Darin Shoulders

No. 64
- Position: Offensive tackle

Personal information
- Born: May 23, 1968 (age 58) Jackson, Mississippi, U.S.
- Listed height: 6 ft 3 in (1.91 m)
- Listed weight: 288 lb (131 kg)

Career information
- High school: Forest Hill (Jackson)
- College: Tulane (1986–1990)
- NFL draft: 1991 (undrafted)

Career history
- Indianapolis Colts (1991);
- Stats at Pro Football Reference

= Darin Shoulders =

American football player (born 1968)

Darin S. Shoulders (born May 23, 1968) is an American former professional football offensive tackle who played for the Indianapolis Colts of the National Football League (NFL). He played college football for the Tulane Green Wave.

==Early life==
Darin S. Shoulders was born on May 23, 1968, in Jackson, Mississippi. He played high school football at Forest Hill High School in Jackson, earning All-Big Eight Mississippi honors at both offensive tackle and defensive end. He was named All-District on offense.

==College career==
Shoulders enrolled at Tulane University to play college football for the Green Wave. He redshirted the 1986 season as a defensive tackle. Prior to the 1987 season opener, he was moved to offensive tackle/guard to provide depth on Tulane's offensive line.
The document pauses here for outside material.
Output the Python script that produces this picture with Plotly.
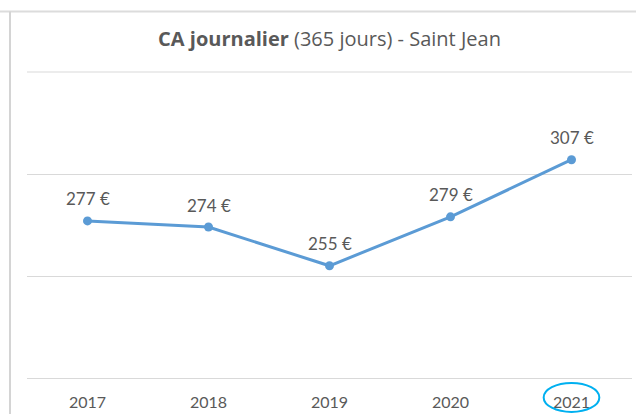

Shoulders played in ten games, starting six, overall in 1987. He was a four-year letterman from 1987 to 1990. He garnered Associated Press second-team All-South Independent recognition in both 1989 and 1990.

==Professional career==
After going undrafted in the 1991 NFL draft, Shoulders signed with the Indianapolis Colts on April 29, 1991. He was released on August 26, re-signed on October 3, released again on October 16, and signed to the practice squad on October 21. Shoulders was promoted to the active roster on December 13 and played in one game for the Colts during the 1991 season. He became a free agent after the season and re-signed with Indianapolis. He was released on August 19, 1992.